SCORCH. II. Radiation-hydrodynamic Simulations of Reionization with Varying Radiation Escape Fractions

In the Simulations and Constructions of the Reionization of Cosmic Hydrogen project, we present new radiation-hydrodynamic simulations with updated high-redshift galaxy populations and varying radiation escape fractions. The simulations are designed to have fixed Thomson optical depth τ ≈ 0.06, consistent with recent Planck observations, and similar midpoints of reionization 7.5 ≲ z ≲ 8.0, but with different ionization histories. The galaxy luminosity functions and ionizing photon production rates in our model are in good agreement with recent HST observations. Adopting a power-law form for the radiation escape fraction {f}_esc}(z)={f}₈{[(1+z)/9]}^{a₈}, we simulate the cases for a ₈ = 0, 1, and 2 and find a ₈ ≲ 2 in order to end reionization in the range of 5.5 ≲ z ≲ 6.5 to be consistent with Lyα forest observations.
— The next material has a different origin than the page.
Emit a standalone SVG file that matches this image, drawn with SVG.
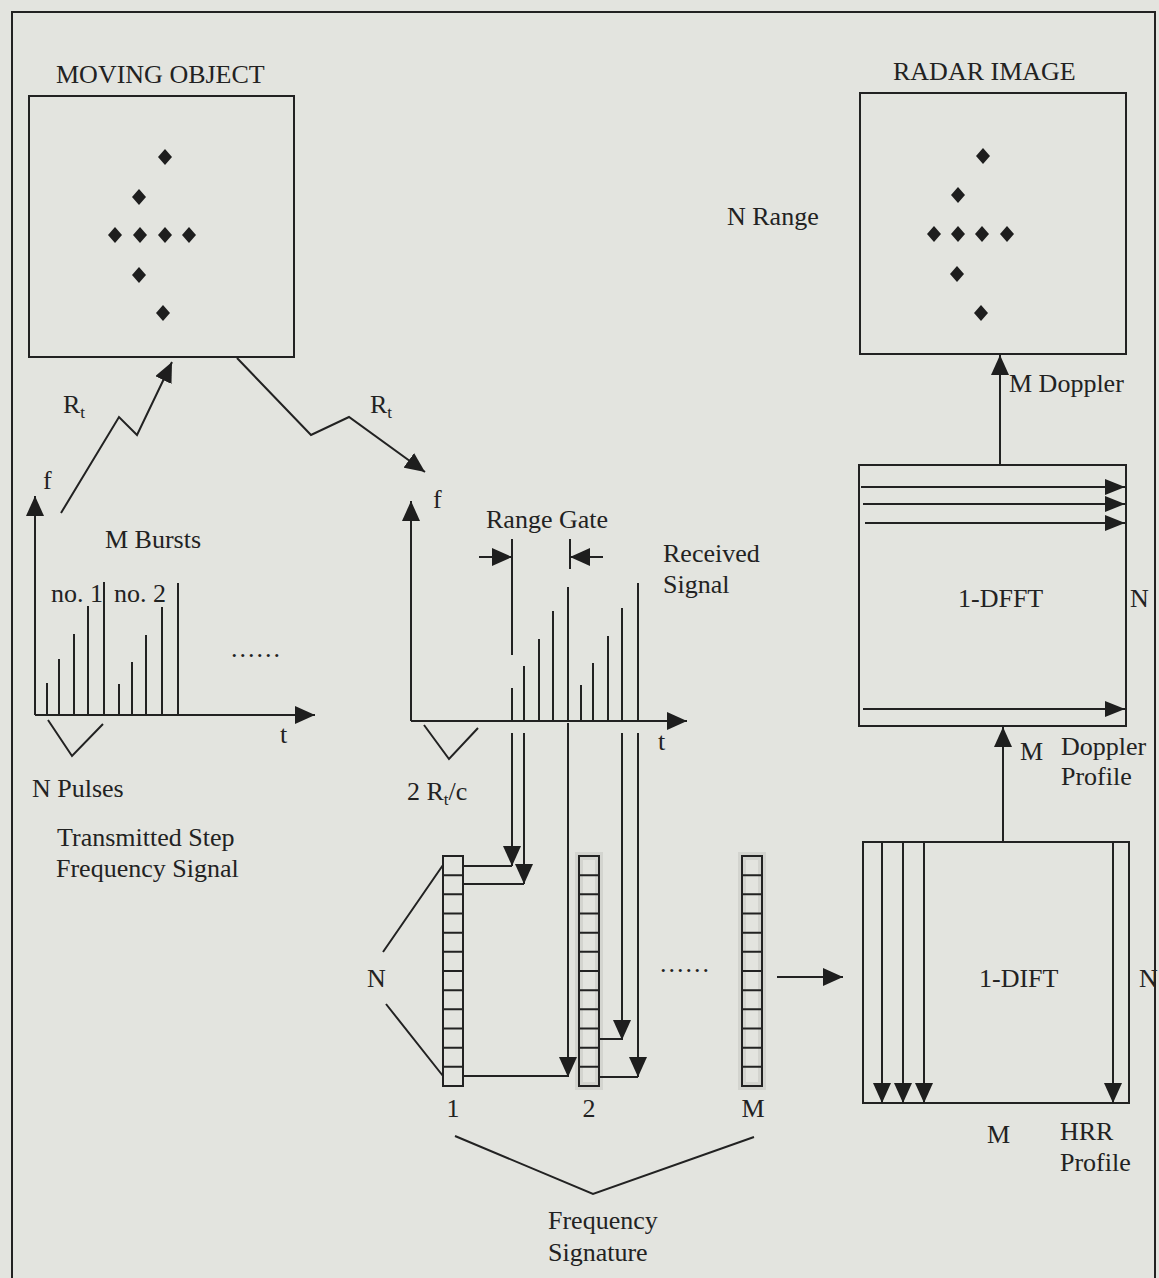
<svg xmlns="http://www.w3.org/2000/svg" width="1159" height="1278" viewBox="0 0 1159 1278">
<defs>
<style>
text{font-family:"Liberation Serif","Times New Roman",serif;font-size:26px;fill:#222}
.ln{stroke:#222;stroke-width:2;fill:none}
.box{stroke:#222;stroke-width:2;fill:none}
.dm{fill:#1e1e1e}
.halo{stroke:#c4c4bf;stroke-width:8;fill:none;opacity:0.5}
.sub{font-size:17px}
</style>
<marker id="ah" viewBox="0 0 20 18" refX="20" refY="9" markerWidth="20" markerHeight="18" orient="auto" markerUnits="userSpaceOnUse">
<path d="M0,0 L20,9 L0,18 z" fill="#1e1e1e"/>
</marker>
<marker id="ahs" viewBox="0 0 20 16" refX="20" refY="8" markerWidth="20" markerHeight="16" orient="auto" markerUnits="userSpaceOnUse">
<path d="M0,0 L20,8 L0,16 z" fill="#1e1e1e"/>
</marker>
<path id="dia" d="M0,-8 L7,0 L0,8 L-7,0 z"/>
</defs>
<rect x="0" y="0" width="1159" height="1278" fill="#e3e4df"/>
<rect x="12" y="12" width="1143" height="1300" class="box"/>

<g id="moving-object">
<text x="56" y="83">MOVING OBJECT</text>
<rect x="29" y="96" width="265" height="261" class="box"/>
<g class="dm">
<use href="#dia" x="165" y="157"/>
<use href="#dia" x="139" y="197"/>
<use href="#dia" x="115" y="235"/>
<use href="#dia" x="140" y="235"/>
<use href="#dia" x="165" y="235"/>
<use href="#dia" x="189" y="235"/>
<use href="#dia" x="139" y="275"/>
<use href="#dia" x="163" y="313"/>
</g>
</g>

<g id="radar-image">
<text x="893" y="80">RADAR IMAGE</text>
<rect x="860" y="93" width="266" height="261" class="box"/>
<g class="dm">
<use href="#dia" x="983" y="156"/>
<use href="#dia" x="958" y="195"/>
<use href="#dia" x="934" y="234"/>
<use href="#dia" x="958" y="234"/>
<use href="#dia" x="982" y="234"/>
<use href="#dia" x="1007" y="234"/>
<use href="#dia" x="957" y="274"/>
<use href="#dia" x="981" y="313"/>
</g>
<text x="727" y="225">N Range</text>
</g>

<g id="transmitted-signal">
<line x1="35" y1="715" x2="35" y2="496" class="ln" marker-end="url(#ah)"/>
<line x1="35" y1="715" x2="315" y2="715" class="ln" marker-end="url(#ah)"/>
<text x="43" y="489">f</text>
<text x="280" y="743">t</text>
<text x="105" y="548">M Bursts</text>
<text x="51" y="602">no. 1</text>
<text x="114" y="602">no. 2</text>
<path class="ln" d="M47,715V683 M59,715V659 M74,715V634 M88,715V606 M104,715V582 M119,715V684 M132,715V662 M146,715V635 M162,715V607 M178,715V583"/>
<text x="231" y="657" style="letter-spacing:2px">......</text>
<path class="ln" d="M48,720 L72,756 L103,724"/>
<text x="32" y="797">N Pulses</text>
<text x="57" y="846">Transmitted Step</text>
<text x="56" y="877">Frequency Signal</text>
</g>

<g id="received-signal">
<line x1="411" y1="721" x2="411" y2="501" class="ln" marker-end="url(#ah)"/>
<line x1="411" y1="721" x2="687" y2="721" class="ln" marker-end="url(#ah)"/>
<text x="433" y="508">f</text>
<text x="658" y="750">t</text>
<text x="486" y="528">Range Gate</text>
<path class="ln" d="M512,539V655 M570,539V569"/>
<line x1="479" y1="557" x2="512" y2="557" class="ln" marker-end="url(#ah)"/>
<line x1="603" y1="557" x2="570" y2="557" class="ln" marker-end="url(#ah)"/>
<text x="663" y="562">Received</text>
<text x="663" y="593">Signal</text>
<path class="ln" d="M512,721V688 M524,721V666 M539,721V639 M553,721V611 M568,721V587 M581,721V685 M593,721V663 M608,721V636 M622,721V608 M638,721V583"/>
<path class="ln" d="M424,725 L449,759 L478,728"/>
<text x="407" y="800">2 R<tspan class="sub" dy="5">t</tspan><tspan dy="-5">/c</tspan></text>
</g>

<g id="frequency-signature">
<rect x="579" y="856" width="20" height="230" class="halo"/>
<rect x="742" y="856" width="20" height="230" class="halo"/>
<rect x="443" y="856" width="20" height="230" class="box" fill="#e3e4df"/>
<path class="ln" d="M443,875.2h20 M443,894.3h20 M443,913.5h20 M443,932.7h20 M443,951.8h20 M443,971h20 M443,990.2h20 M443,1009.3h20 M443,1028.5h20 M443,1047.7h20 M443,1066.8h20"/>
<rect x="579" y="856" width="20" height="230" class="box"/>
<path class="ln" d="M579,875.2h20 M579,894.3h20 M579,913.5h20 M579,932.7h20 M579,951.8h20 M579,971h20 M579,990.2h20 M579,1009.3h20 M579,1028.5h20 M579,1047.7h20 M579,1066.8h20"/>
<rect x="742" y="856" width="20" height="230" class="box"/>
<path class="ln" d="M742,875.2h20 M742,894.3h20 M742,913.5h20 M742,932.7h20 M742,951.8h20 M742,971h20 M742,990.2h20 M742,1009.3h20 M742,1028.5h20 M742,1047.7h20 M742,1066.8h20"/>
<text x="367" y="987">N</text>
<path class="ln" d="M383,952 L443,865 M386,1004 L443,1076"/>
<text x="453" y="1117" text-anchor="middle">1</text>
<text x="589" y="1117" text-anchor="middle">2</text>
<text x="753" y="1117" text-anchor="middle">M</text>
<text x="660" y="972" style="letter-spacing:2px">......</text>
<path class="ln" d="M455,1136 L593,1194 L754,1137"/>
<text x="548" y="1229">Frequency</text>
<text x="548" y="1261">Signature</text>
</g>

<g id="dfft">
<rect x="859" y="465" width="267" height="261" class="box"/>
<text x="958" y="607">1-DFFT</text>
<text x="1130" y="607">N</text>
</g>

<g id="dift">
<rect x="863" y="842" width="266" height="261" class="box"/>
<text x="979" y="987">1-DIFT</text>
<text x="1139" y="987">N</text>
<text x="987" y="1143">M</text>
<text x="1060" y="1140">HRR</text>
<text x="1060" y="1171">Profile</text>
</g>

<g id="connectors">
<path class="ln" d="M61,513 L119,417 L137,435 L172,362" marker-end="url(#ah)"/>
<text x="63" y="413">R<tspan class="sub" dy="5">t</tspan></text>
<path class="ln" d="M237,358 L311,435 L349,417 L425,472" marker-end="url(#ah)"/>
<text x="370" y="413">R<tspan class="sub" dy="5">t</tspan></text>

<line x1="512" y1="733" x2="512" y2="866" class="ln" marker-end="url(#ah)"/>
<line x1="524" y1="733" x2="524" y2="884" class="ln" marker-end="url(#ah)"/>
<line x1="568" y1="723" x2="568" y2="1077" class="ln" marker-end="url(#ah)"/>
<line x1="622" y1="733" x2="622" y2="1040" class="ln" marker-end="url(#ah)"/>
<line x1="638" y1="733" x2="638" y2="1077" class="ln" marker-end="url(#ah)"/>
<path class="ln" d="M463,866H512 M463,884H524 M463,1076H568 M599,1039H622 M599,1077H638"/>

<line x1="777" y1="977" x2="843" y2="977" class="ln" marker-end="url(#ah)"/>

<line x1="882" y1="842" x2="882" y2="1103" class="ln" marker-end="url(#ah)"/>
<line x1="903" y1="842" x2="903" y2="1103" class="ln" marker-end="url(#ah)"/>
<line x1="924" y1="842" x2="924" y2="1103" class="ln" marker-end="url(#ah)"/>
<line x1="1113" y1="842" x2="1113" y2="1103" class="ln" marker-end="url(#ah)"/>

<line x1="1003" y1="842" x2="1003" y2="727" class="ln" marker-end="url(#ah)"/>
<text x="1020" y="760">M</text>
<text x="1061" y="755">Doppler</text>
<text x="1061" y="785">Profile</text>

<line x1="861" y1="487" x2="1125" y2="487" class="ln" marker-end="url(#ahs)"/>
<line x1="863" y1="504" x2="1125" y2="504" class="ln" marker-end="url(#ahs)"/>
<line x1="865" y1="523" x2="1125" y2="523" class="ln" marker-end="url(#ahs)"/>
<line x1="863" y1="709" x2="1125" y2="709" class="ln" marker-end="url(#ahs)"/>

<line x1="1000" y1="465" x2="1000" y2="355" class="ln" marker-end="url(#ah)"/>
<text x="1009" y="392">M Doppler</text>
</g>
</svg>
At fixed τ and as the power-law slope a ₈ increases, the reionization process starts earlier but ends later with a longer duration Δz and the decreased redshift asymmetry Az. We find a range of durations 3.9 ≲ Δz ≲ 4.6 that is currently in tension with the upper limit Δz < 2.8 inferred from a recent joint analysis of Planck and South Pole Telescope observations.